Question: Other main sources of wonder and speculation in much of your later poetry are grounded in scientific issues such as Big Bang theory and Darwinian evolution. What has made these concepts so personal and urgent to you?
Answer: Human beings have always confronted existential questions in their myths about beginnings and endings and their wondering about whether life has a given purpose or whether purpose has to be invented. Both the concept of natural evolution and Big Bang theory are about origins. From Darwin we learn that as a species we are what we have been, and with that knowledge we can go on within limits to reinvent ourselves. Big Bang theory teaches us of our own insignificance in the context of time and space. It provides us with an essential humility and enlarges our sense of awe. These are the emotions central to my book, BEFORE IT VANISHES.(See the picture of me with my quantum cat.)


Question: Why did you think you needed to invent a new lyric form, which you called a “sonnetelle,” for your book, ROUNDING IT OUT?
Answer: This form combines the attributes of the sonnet with those of the villanelle.
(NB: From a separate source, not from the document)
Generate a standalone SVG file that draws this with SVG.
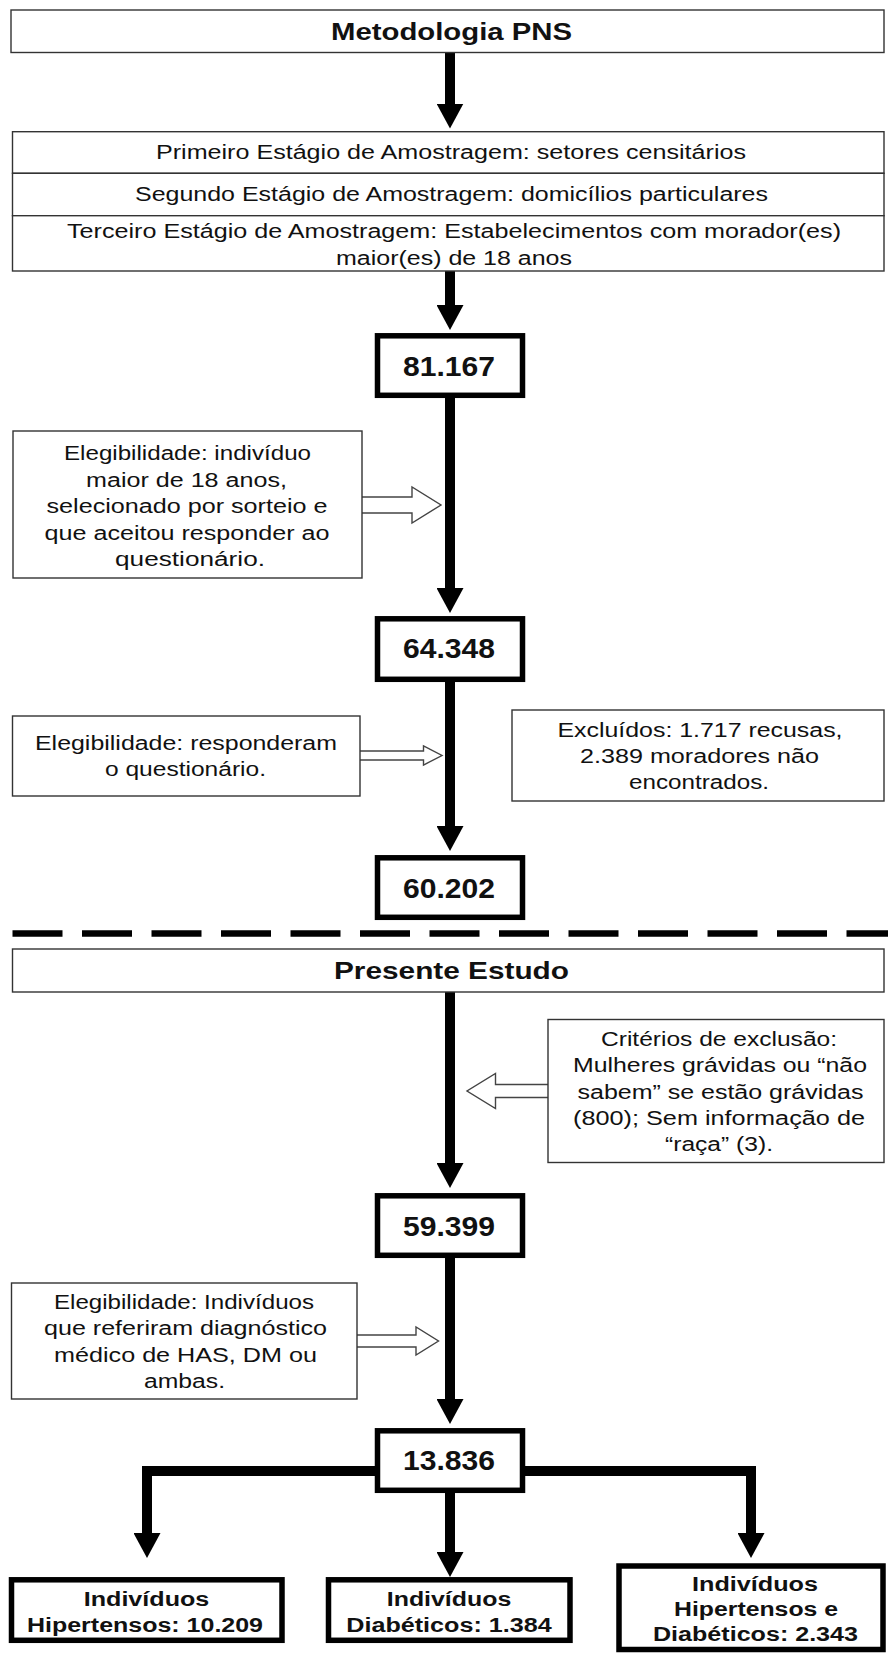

The form is tightly rhymed like the sonnet, with a required refrain like the villanelle. The first line of the poem returns as the last, and the second line is repeated somewhere in the middle of the poem. By counting the two repeat lines, the fourteen line sonnet becomes sixteen lines. The primary repeating image of the sequence is the circle –- an image which for me carries great symbolic weight, suggesting the basic cycles of life: from morning to night, from birth to death, from celebration to mourning and, one hopes, back to measured celebration.

Question: A twin brother appears in a number of your poems. Did you really have a twin brother?
Answer: No. I have killed him off and brought him back to life several times. I need him to represent an alternative aspect of myself, my double. Psychologically, he is perfectly real to me just as the many other characters I have created. Human identity, I believe, has many aspects.
Answer: I believe deeply in the empathic power of the imagination to cross the spaces that separate people and thus enable us to partake of the feelings of others with different backgrounds or beliefs. Frankly, when I immersed myself in the imagined lives of my female characters, I felt that I could fully identify with them; I could partake of their suffering or their exultation. I defend the proposition that the imagination is androgynous.Question: Many of your monologues are spoken by women -- mothers, wives, and daughters -- all in different circumstances or family predicaments. What drew you to attempt to cross the gender divide in your imagination?
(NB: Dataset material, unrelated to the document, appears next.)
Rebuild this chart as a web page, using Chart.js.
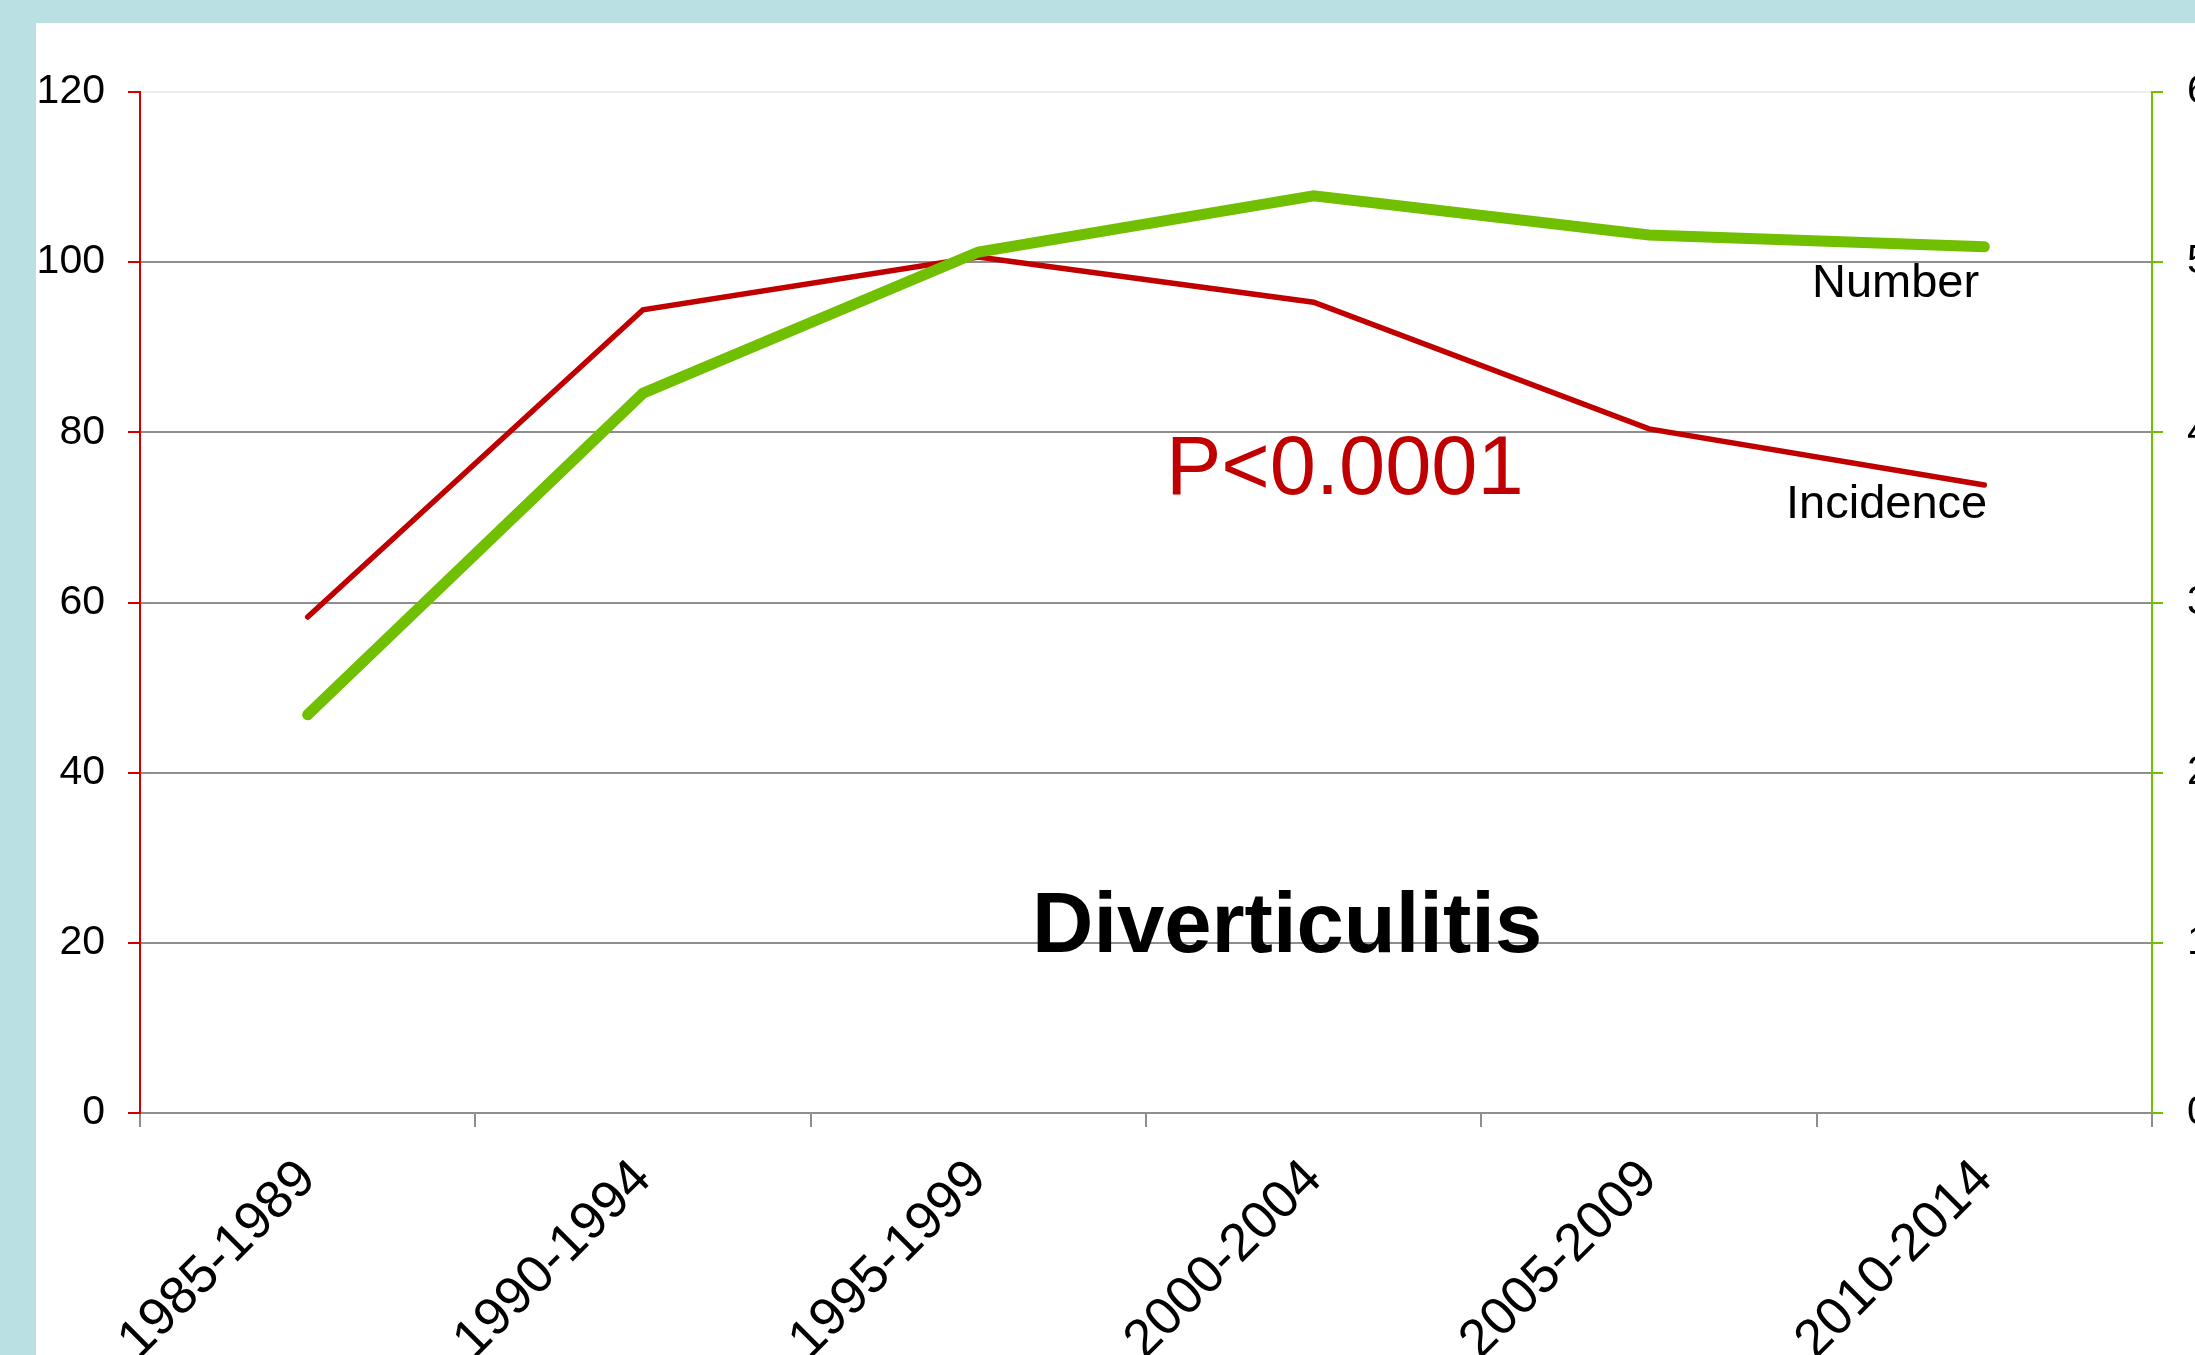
<!DOCTYPE html>
<html>
<head>
<meta charset="utf-8">
<script src="https://cdn.jsdelivr.net/npm/chart.js@4/dist/chart.umd.min.js"></script>
<style>
  html, body { margin: 0; padding: 0; overflow: hidden; }
  body { width: 2195px; height: 1355px; background: #bbe0e3; position: relative; font-family: "Liberation Sans", Arial, sans-serif; }
  .sheet { position: absolute; left: 36px; top: 23px; width: 2159px; height: 1332px; background: #fff; overflow: hidden; }
  #myChart { position: absolute; left: 0; top: 0; }
  .note { position: absolute; line-height: 1; white-space: nowrap; }
</style>
</head>
<body>
<div class="sheet">
  <canvas id="myChart" width="2264" height="1332"></canvas>
  <div class="note" style="left:1130px; top:401px; font-size:83px; color:#c00000;">P&lt;0.0001</div>
  <div class="note" style="left:996px; top:857px; font-size:85px; font-weight:bold; color:#000;">Diverticulitis</div>
  <div class="note" style="left:1776px; top:234px; font-size:47px; color:#000;">Number</div>
  <div class="note" style="left:1750px; top:455px; font-size:47px; color:#000;">Incidence</div>
</div>
<script>
// 5-year periods
var periods = ['1985-1989', '1990-1994', '1995-1999', '2000-2004', '2005-2009', '2010-2014'];
// incidence (left axis)
var incidence = [58.3, 94.4, 100.6, 95.3, 80.4, 73.8];
// number of cases (right axis, labels cut off at the edge)
var number = [234, 423, 506, 539, 516, 509];

var font = "'Liberation Sans', Arial, sans-serif";
var gridGray = '#8e8e8e';

new Chart("myChart", {
  type: "line",
  data: {
    labels: periods,
    datasets: [{
      label: 'Incidence',
      data: incidence,
      yAxisID: 'y',
      borderColor: '#c00000',
      borderWidth: 5.5,
      borderCapStyle: 'round',
      pointRadius: 0,
      fill: false,
      order: 1
    }, {
      label: 'Number',
      data: number,
      yAxisID: 'y2',
      borderColor: '#70bf00',
      borderWidth: 11,
      borderCapStyle: 'round',
      pointRadius: 0,
      fill: false,
      order: 0
    }]
  },
  options: {
    responsive: false,
    animation: false,
    layout: { padding: { top: 69, left: 0, right: 0, bottom: 0 } },
    plugins: { legend: { display: false }, tooltip: { enabled: false } },
    scales: {
      x: {
        offset: true,
        grid: { offset: true, drawOnChartArea: false, color: gridGray, lineWidth: 2, tickLength: 14 },
        border: { color: gridGray, width: 2 },
        ticks: { color: '#000', font: { family: font, size: 53 }, minRotation: 45, maxRotation: 45, padding: 21 },
        afterFit: function(s) { s.height = 242; }
      },
      y: {
        position: 'left',
        min: 0, max: 120,
        ticks: { stepSize: 20, color: '#000', font: { family: font, size: 41 }, padding: 23 },
        grid: {
          lineWidth: 2,
          tickLength: 12,
          tickColor: '#d00000',
          color: function(c) { return c.tick && c.tick.value === 120 ? '#ededed' : gridGray; }
        },
        border: { color: '#d00000', width: 2 },
        afterFit: function(s) { s.width = 104; }
      },
      y2: {
        position: 'right',
        min: 0, max: 600,
        ticks: { stepSize: 100, color: '#000', font: { family: font, size: 41 }, padding: 24 },
        grid: { drawOnChartArea: false, lineWidth: 2, tickLength: 11, color: '#70bf00' },
        border: { color: '#70bf00', width: 2 },
        afterFit: function(s) { s.width = 148; }
      }
    }
  }
});
</script>
</body>
</html>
Question: Besides writing poetry, what other activities or commitments have been essential to your life?
Answer: Next year will be my 56th as a teacher. I have been blessed to enjoy every minute in expressing and exchanging ideas about great works of art and watching young people discover the glories of what W.B. Yeats calls “monuments of unaging intellect.” In all this time, I have never taken a day of sick leave and missed a class. My friends call me the “Cal Ripkin of teaching.”

Question: What is your favorite poem?
Answer: My favorite poems are Homer’s The Iliad, which is about war, and The Book of Job, which is about the search for justice. My favorite poem about love is Shakespeare’s A Midsummer Night’s Dream (written almost entirely in rhymed couplets), and Wordsworth’s, The Prelude, is especially rewarding in its celebration of nature and the imagination which augments what it perceives.

QUESTION: What advice do you have for young poets just setting forth with their hopes and uncertainties?

ANSWER: Though not too cautiously, live with gusto as if your choices really matter. Accept challenges and let your passions guide your reason. As Blake says, “Energy is eternal delight.” Treasure your friends and listen to their critiques of your poems. One cannot foresee how long it will take to master the art of learning how to write what might be a poem worth lasting beyond the next cultural decline, so hang in there. Endure.